Despite the rise of mid-major programs like Florida Gulf Coast and Green Bay, the Power 5 conferences and media outlets refuse to give them the time of day, leading to the current lack of growth we're seeing in women's college basketball.

COLLEGE BASKETBALL: NOV 15 Women's - Green Bay at Wisconsin Photo by Lawrence Iles/Icon Sportswire via Getty Images

Does Women’s college basketball even want the Mid Majors? It’s bad enough most Power 5 programs won’t schedule the good ones, even at home, even if the smaller school can bus to the game.

It’s bad enough that because of the 15 scholarship rule (vs. 13 for the men) that more than one hundred players don’t matriculate down from the Power 5 schools to the lower tiers.

It’s also bad enough that the media, which seemingly always loves the “little engine that could” type of story, whether it is intentional or merely an unintended consequence, continues to ignore or go out of their way to keep an entire class of programs down.

In the men’s game, Mid Majors have many of the same issues- problems scheduling, lack of TV exposure and analytics that work against their inclusion in the NCAA Tournament.

However, none of their problems are to the degree that they exist in the women’s game.

Xavier v Gonzaga Photo by Ezra Shaw/Getty Images

Do you know how many Mid Major programs have received at-large berths in the last 3 NCAA Women’s Tournaments? Four. Not four per year, four total!

Meanwhile, there have been eleven Power 5 schools with less than 20 wins that have received at-large bids to the last 3 NCAA Tournaments — 11.

Clearly, some of those eleven teams deserved inclusion. In fact, in the first round of the last 3 NCAA tournaments, those Power 5 at-large teams with 19 or fewer wins went 7-4. However, a closer inspection reveals something else.

If you get a 10 or an 11 seed to the NCAA Tournament, then your spot was somewhere from tenuous to very tenuous. You are on one of those ESPN Bracketology Charlie Creme lists of “last 4 in” or “next 4 in.”

The bigger schools, who have all the advantages, get the benefit of the doubt come Selection Monday and do not outperform the Mid Majors on the rare occasions they get invited to the party.

The Power 5 programs that received at-large bids as 10 or 11 seeds won 2 games in the last 3 NCAA Tournaments. The Mid Majors with fewer teams and the same seeding also won 2 games.

Surprisingly, after Gonzaga made it to the Sweet 16 in 2015 and Dayton the Elite 8 (the Flyers may not technically be a mid-major but the A-10 is far from a Power 5 conference), you would have thought the smaller schools would have received more at-large spots.
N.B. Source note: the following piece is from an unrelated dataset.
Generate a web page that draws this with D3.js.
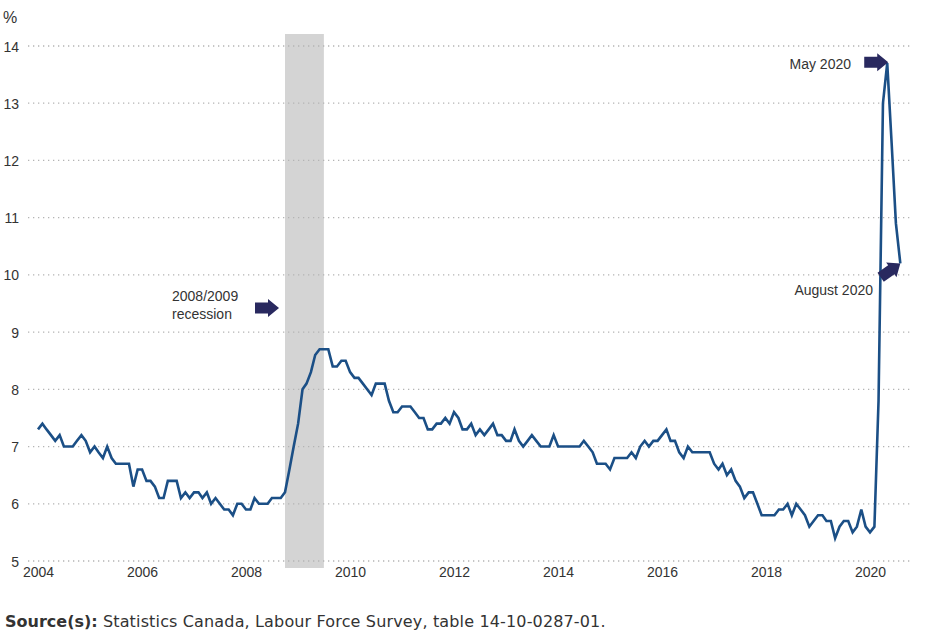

NCAA Women's Basketball Tournament - Spokane Regional Photo by William Mancebo/Getty Images

While the committee did throw Princeton (2016) and Northern Iowa (2017) a bone the last two years- the doors remain largely shut to the schools who are already swimming upstream.

This year only one mid-major program is apparently worth paying attention to — Green Bay. The favorites in the Horizon have had an RPI as high as #4 (currently #12) and have consistently been ranked in the Top 25 (this week 23rd in AP, 22nd in USA Today). The irony is that according to the Mid Major polls (ESPN and CollegeInsider.com) Green Bay is not even the #1 mid-major team in the country. FGCU is.

FGCU Linwood Ferguson

Where are the Eagles in the polls? Nowhere to be found according to the Associated Press. A measly three votes in the USA Today Coaches poll. FGCU less than two weeks ago was about to begin conference play (ASun) with an impressive RPI of 17. Three wins by a whopping 97 points later and the Eagles RPI has dropped to 40. Yes, Forty!

If they do any more winning, they’ll end up in the WNIT!

My hope with this at times tongue-in-cheek, and at other times pounding the table to make a point piece is merely this: Women’s college basketball needs, but more importantly, deserves to grow. The Mid Majors are trying like hell to do so, but the sport is not acknowledging it. The media needs to look around to what is going on.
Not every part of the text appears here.